- WHAT YOU NEED TO DO
Which lines hold the word "this"? Copy each of them from the material.

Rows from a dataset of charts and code

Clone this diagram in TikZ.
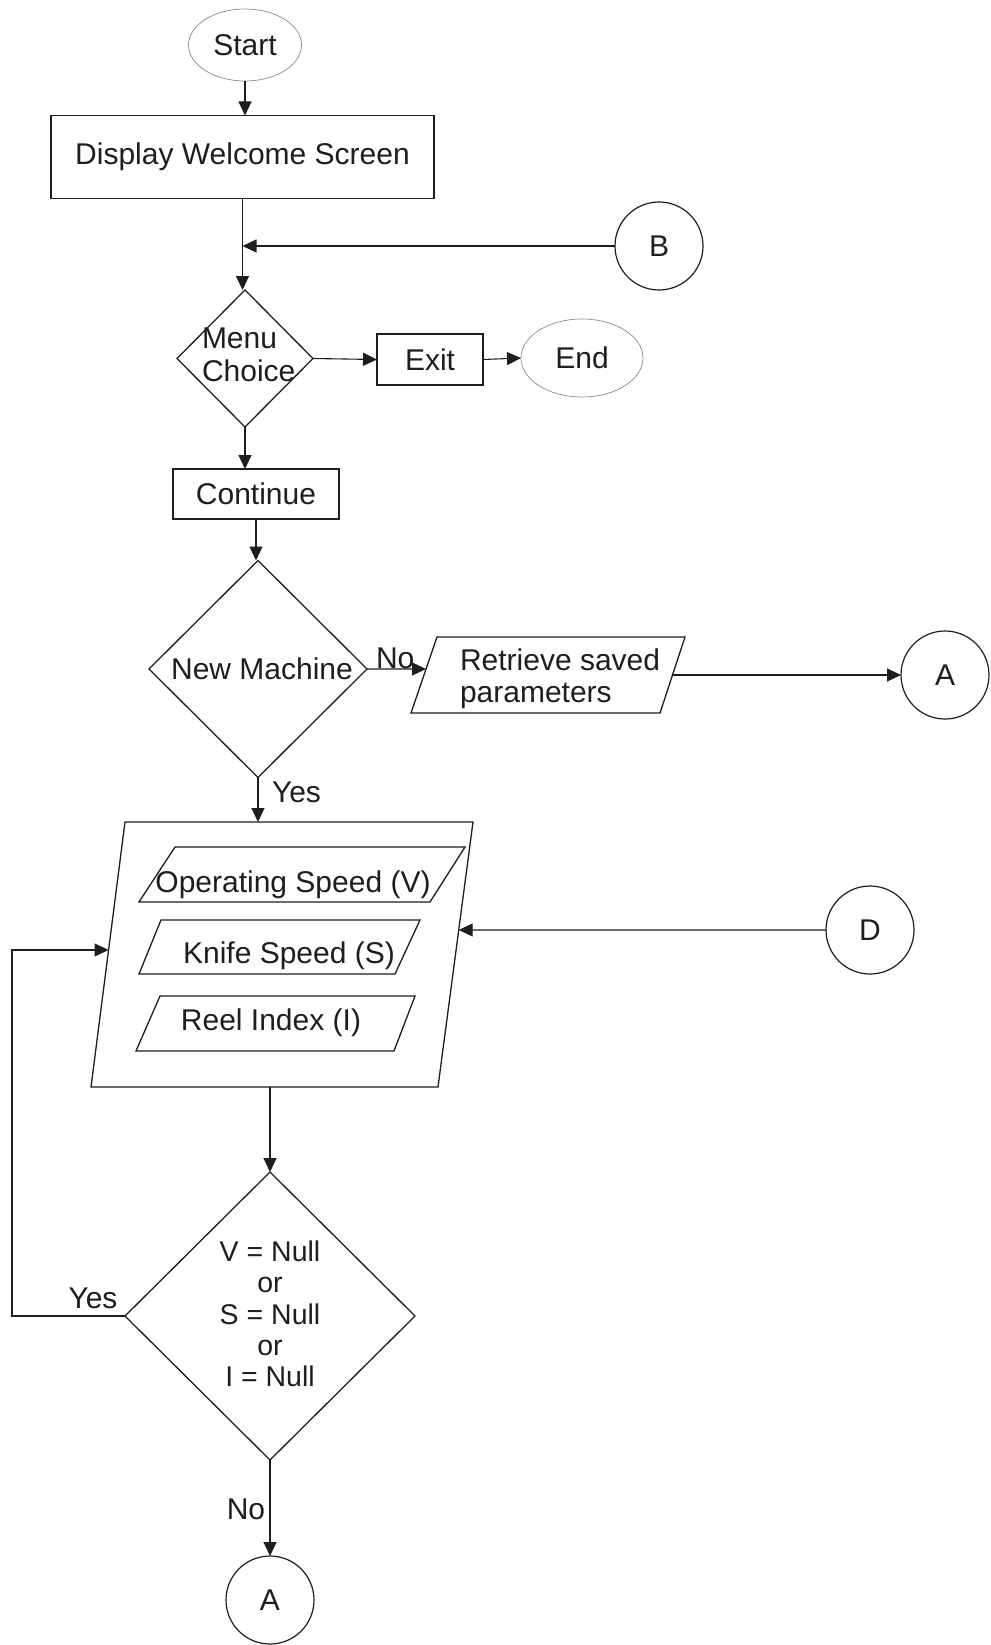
\documentclass[tikz,border=0pt]{standalone}
\usepackage{fontspec}
\setmainfont{Liberation Sans}
\usetikzlibrary{shapes.geometric,arrows.meta,calc}
\definecolor{linec}{RGB}{30,30,30}
\definecolor{txtc}{RGB}{30,30,30}
\definecolor{ovalc}{RGB}{140,140,140}
\newcommand\lbfont{\fontsize{30}{32.5}\selectfont}
\begin{document}
\begin{tikzpicture}[x=1pt,y=-1pt,
  every node/.style={inner sep=0pt, outer sep=0pt, text=txtc, font=\lbfont},
  boxnode/.style={draw=linec, line width=1.4pt, rectangle},
  oval/.style={draw=ovalc, line width=0.7pt, ellipse},
  decision/.style={draw=linec, line width=1.3pt, diamond},
  paraline/.style={draw=linec, line width=1.3pt, line join=miter},
  connc/.style={draw=linec, line width=1.2pt, circle, minimum size=88pt},
  conn/.style={draw=linec, line width=1.1pt},
  arr/.style={conn, -{Triangle[length=14pt, width=13pt]}}
]
\fill[white] (0,0) rectangle (990,1645);
\useasboundingbox (0,0) rectangle (990,1645);

% top part
\node[oval, minimum width=113pt, minimum height=72pt] (start) at (245,45) {Start};
\node[boxnode, minimum width=383pt, minimum height=83pt] (disp) at (242.5,157) {Display Welcome Screen};
\node[connc] (B) at (659,246) {B};
\node[decision, minimum width=136pt, minimum height=137pt] (menu) at (245,358.5) {};
\node[anchor=west, align=left] (menutxt) at (202,355) {Menu\\Choice};
\node[boxnode, minimum width=106pt, minimum height=51pt] (exit) at (430,359.5) {Exit};
\node[oval, minimum width=122pt, minimum height=78pt] (end) at (582,358) {End};
\node[boxnode, minimum width=166pt, minimum height=50pt] (cont) at (256,494) {Continue};

% new machine
\node[decision, minimum width=218pt, minimum height=217pt] (nm) at (258,669) {};
\node[anchor=base] (nmtxt) at (262,679) {New Machine};
\node[anchor=base west] (no1) at (376,668) {No};
\coordinate (ret-tl) at (437,637); \coordinate (ret-tr) at (685,637);
\coordinate (ret-br) at (660,713); \coordinate (ret-bl) at (411,713);
\draw[paraline] (ret-tl) -- (ret-tr) -- (ret-br) -- (ret-bl) -- cycle;
\node[anchor=west, align=left] (rettxt) at (460,678.5) {Retrieve saved\\parameters};
\node[connc] (A1) at (945,675) {A};
\node[anchor=base west] (yes1) at (272,802) {Yes};

% input block
\coordinate (big-tl) at (125,822); \coordinate (big-tr) at (473,822);
\coordinate (big-br) at (438,1087); \coordinate (big-bl) at (91,1087);
\draw[paraline] (big-tl) -- (big-tr) -- (big-br) -- (big-bl) -- cycle;
\coordinate (op-tl) at (175,847); \coordinate (op-tr) at (465,847);
\coordinate (op-br) at (430,902); \coordinate (op-bl) at (139,902);
\draw[paraline] (op-tl) -- (op-tr) -- (op-br) -- (op-bl) -- cycle;
\node[anchor=base] (optxt) at (293,892) {Operating Speed (V)};
\coordinate (kn-tl) at (161,920); \coordinate (kn-tr) at (420,920);
\coordinate (kn-br) at (395,974); \coordinate (kn-bl) at (139,974);
\draw[paraline] (kn-tl) -- (kn-tr) -- (kn-br) -- (kn-bl) -- cycle;
\node[anchor=base] (kntxt) at (289,963) {Knife Speed (S)};
\coordinate (re-tl) at (160,996); \coordinate (re-tr) at (415,996);
\coordinate (re-br) at (394,1051); \coordinate (re-bl) at (136,1051);
\draw[paraline] (re-tl) -- (re-tr) -- (re-br) -- (re-bl) -- cycle;
\node[anchor=base] (retxt) at (271,1030) {Reel Index (I)};
\node[connc] (D) at (870,930) {D};

% condition
\node[decision, minimum width=290pt, minimum height=288pt] (cond) at (270,1316) {};
\node[align=center, font=\fontsize{28.5}{31.3}\selectfont] (condtxt) at (270,1314) {V = Null\\or\\S = Null\\or\\I = Null};
\node[anchor=base] (yes2) at (93,1308) {Yes};
\node[anchor=base] (no2) at (246,1519) {No};
\node[connc] (A2) at (270,1600) {A};

\coordinate (retin) at ($(ret-tl)!0.421!(ret-bl)$);
\coordinate (retout) at ($(ret-tr)!0.5!(ret-br)$);
\coordinate (bigin) at ($(big-tl)!0.483!(big-bl)$);
\coordinate (bigd) at ($(big-tr)!0.4075!(big-br)$);
\coordinate (loopx) at (12,1316);

% connectors
\draw[arr] (start.south) -- (start.south |- disp.north);
\draw[arr] (disp.south) -- (disp.south |- menu.north);
\draw[arr] (B.west) -- (B.west -| disp.south);
\draw[arr] (menu.east) -- (exit.west);
\draw[arr] (exit.east) -- (end.west);
\draw[arr] (menu.south) -- (menu.south |- cont.north);
\draw[arr] (cont.south) -- (cont.south |- nm.north);
\draw[arr] (nm.east) -- (retin);
\draw[arr] (retout) -- (A1.west);
\draw[arr] (nm.south) -- (nm.south |- big-tl);
\draw[arr] (D.west) -- (bigd);
\draw[arr] (cond.north |- big-bl) -- (cond.north);
\draw[arr] (cond.south) -- (A2.north);
\draw[arr] (cond.west) -| (bigin -| loopx) -- (bigin);
\end{tikzpicture}
\end{document}
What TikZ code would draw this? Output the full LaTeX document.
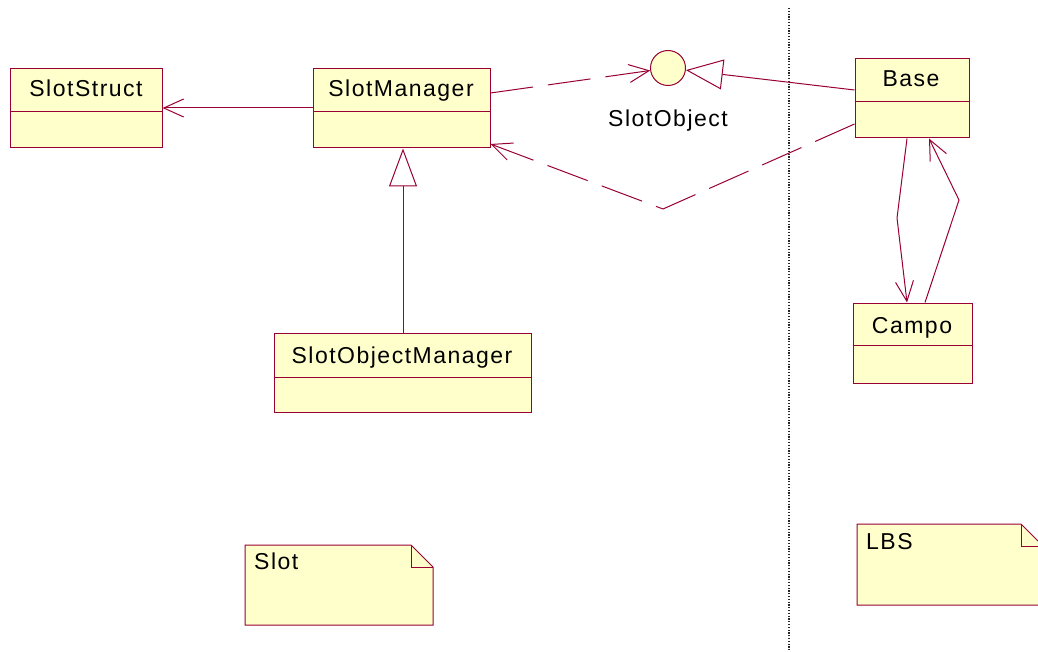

- EXERCISE RESPONSE
Clone this diagram in TikZ.
What TikZ code would draw this? Output the full LaTeX document.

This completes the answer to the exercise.